§ **What to work on**
Scan the data. Collect each line that contains the word "matplotlib".

------

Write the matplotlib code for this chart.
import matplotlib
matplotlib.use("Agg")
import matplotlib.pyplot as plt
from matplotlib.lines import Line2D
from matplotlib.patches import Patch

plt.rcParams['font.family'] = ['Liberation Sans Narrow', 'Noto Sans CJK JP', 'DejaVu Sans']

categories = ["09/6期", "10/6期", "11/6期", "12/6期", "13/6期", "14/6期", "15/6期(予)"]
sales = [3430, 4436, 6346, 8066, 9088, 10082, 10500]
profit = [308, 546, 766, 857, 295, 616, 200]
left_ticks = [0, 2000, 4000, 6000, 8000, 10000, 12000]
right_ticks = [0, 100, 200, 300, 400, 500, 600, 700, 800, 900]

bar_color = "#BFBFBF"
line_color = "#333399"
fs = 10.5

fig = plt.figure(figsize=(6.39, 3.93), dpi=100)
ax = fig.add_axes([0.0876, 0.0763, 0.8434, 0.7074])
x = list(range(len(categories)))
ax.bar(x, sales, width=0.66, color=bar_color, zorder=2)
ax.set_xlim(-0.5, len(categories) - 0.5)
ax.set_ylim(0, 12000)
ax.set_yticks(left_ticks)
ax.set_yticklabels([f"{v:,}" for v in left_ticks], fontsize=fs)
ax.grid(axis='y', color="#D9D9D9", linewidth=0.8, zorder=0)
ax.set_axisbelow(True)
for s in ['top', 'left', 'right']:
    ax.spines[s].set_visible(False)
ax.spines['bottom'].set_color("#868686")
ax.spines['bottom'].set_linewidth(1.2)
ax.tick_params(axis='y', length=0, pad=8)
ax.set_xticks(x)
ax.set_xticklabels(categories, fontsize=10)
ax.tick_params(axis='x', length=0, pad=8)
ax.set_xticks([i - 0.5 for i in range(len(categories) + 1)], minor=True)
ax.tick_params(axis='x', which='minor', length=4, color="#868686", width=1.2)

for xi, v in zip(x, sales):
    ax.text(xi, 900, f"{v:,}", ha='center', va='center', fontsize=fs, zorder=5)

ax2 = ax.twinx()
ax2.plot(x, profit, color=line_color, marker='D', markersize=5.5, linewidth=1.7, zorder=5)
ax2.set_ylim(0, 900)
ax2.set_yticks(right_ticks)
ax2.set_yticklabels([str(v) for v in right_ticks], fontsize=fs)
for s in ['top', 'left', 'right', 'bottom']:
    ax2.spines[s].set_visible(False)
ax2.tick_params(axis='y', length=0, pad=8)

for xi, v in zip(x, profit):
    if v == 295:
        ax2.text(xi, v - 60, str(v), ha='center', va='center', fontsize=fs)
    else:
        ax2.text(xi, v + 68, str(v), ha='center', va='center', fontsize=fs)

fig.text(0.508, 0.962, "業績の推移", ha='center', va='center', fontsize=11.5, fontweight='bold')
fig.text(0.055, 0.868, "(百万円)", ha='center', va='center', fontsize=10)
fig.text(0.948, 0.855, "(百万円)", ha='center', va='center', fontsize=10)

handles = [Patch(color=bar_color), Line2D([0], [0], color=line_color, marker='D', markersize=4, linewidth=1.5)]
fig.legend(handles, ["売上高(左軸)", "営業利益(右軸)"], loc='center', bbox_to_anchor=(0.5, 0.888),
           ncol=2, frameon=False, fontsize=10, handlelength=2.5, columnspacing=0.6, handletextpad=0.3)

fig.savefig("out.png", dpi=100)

------

§ **Complete answer**
Write the matplotlib code for this chart.
import matplotlib
matplotlib.use("Agg")
import matplotlib.pyplot as plt
from matplotlib.lines import Line2D
from matplotlib.patches import Patch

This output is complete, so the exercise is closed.